After a 31-year career with the FBI that began as a rookie agent in Seattle and ended at the number two spot at headquarters, Robert M. "Bear" Bryant reluctantly bid the bureau farewell yesterday for a new job fighting fraud as head of an insurance industry trade group.
The 56-year-old Bryant, widely respected in the law enforcement community, fulfilled a boyhood dream by joining the FBI, and he successfully oversaw major cases, including the Aldrich Ames spy case, and the peaceful resolution of the Montana Freemen standoff several years ago. While he also presided over the development of the FBI's new strategic plan and a reorganization that puts more emphasis on national security and counterintelligence, Bryant is admired most for his commitment to the bureau's law enforcement mission and its people.
"My heart and soul is in this outfit," Bryant said in a recent interview.
On Monday night, Bryant was feted at the Willard Hotel at a farewell dinner replete with honors and accolades. Those gathered to pay homage--and poke a bit of fun--included Attorney General Janet Reno, CIA Director George J. Tenet, Deputy Defense Secretary John J. Hamre and FBI Director Louis J. Freeh. One by one, they heralded "the Bear's" strength of character, devotion and integrity.
"He always asked, 'What's the right thing to do for the country?' Not, 'What was the right thing to do for the FBI?' " Tenet said. "I really love this guy."
Freeh said he was privileged to have Bryant serve as his deputy and will miss the blue note cards filled with ideas that Bryant sent his way daily.

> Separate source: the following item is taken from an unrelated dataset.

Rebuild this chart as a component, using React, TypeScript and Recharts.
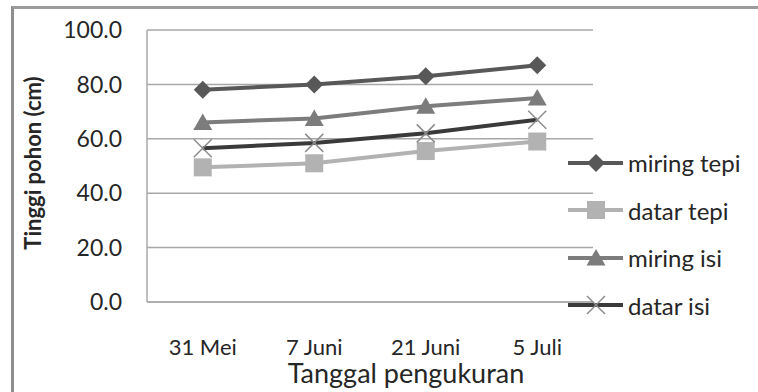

"No one could have a better friend or a better partner," Freeh said.
Freeh said Bryant's dedication to the bureau, and his family's sacrifices as well, were reflected in the Bryants' nine moves in 20 years, so he could take new posts. While the FBI director said Bryant had confided in him recently that he had let go of the bureau emotionally, Freeh said he would not return the favor.
"You let the FBI go last week. The FBI will not let you go," Freeh said.
Reno said she learned most about Bryant when she went to his home for Christmas a few years ago and discovered that he had managed to be an excellent husband and father while logging long and unpredictable hours in law enforcement. While acknowledging that they often disagreed on issues, Reno said that she and Bryant nevertheless always debated matters with a sense of mutual respect.
"I think he is one of the great people in law enforcement," Reno said in an interview. He tells it like it is. He is smart, he is fair, he is determined and he just doesn't give up. The greatness of this bureau is that it attracts people like Bob Bryant who stay with it."
Yesterday, sitting with a throng of reporters in the deputy's conference room, Bryant said his proudest achievements were the successful investigation and prosecution of the Ames spy case, and the creation of the "Safe Streets Program," a partnership with local authorities that began in the District and has led to 172 anti-crime task forces across the country.
Bryant, who sleeps only three to four hours a night, recalled the hectic summer of 1996, when, as head of the national security division, he found himself simultaneously dealing with the Khobar Towers bombing, the crash of TWA Flight 800, the Olympics and the Centennial Park bombing case. On one summer day alone, he said he received 46 phone calls at home just on terrorism.
"That was the summer from hell for me," he said.
Asked what problems he was leaving behind, Bryant said the FBI has a long way to go to catch up on technology and said the bureau remains an institution that sometimes makes mistakes in its handling of investigations and must do better to correct them.
"We are not expected to make mistakes. We do, though," he said.
Finally, as he prepared to leave the FBI yesterday, Bryant described how hard it was for him to leave friends behind and how he felt about his work over more than three decades.
"You work for the FBI, it's not for the money," Bryant said. "It's a calling. You do this because it's a passion. I'm afraid they'll have a war and not invite me."
CAPTION: FBI Deputy Director Robert M. "Bear" Bryant closed a 31-year career with the bureau to head an insurance industry trade group.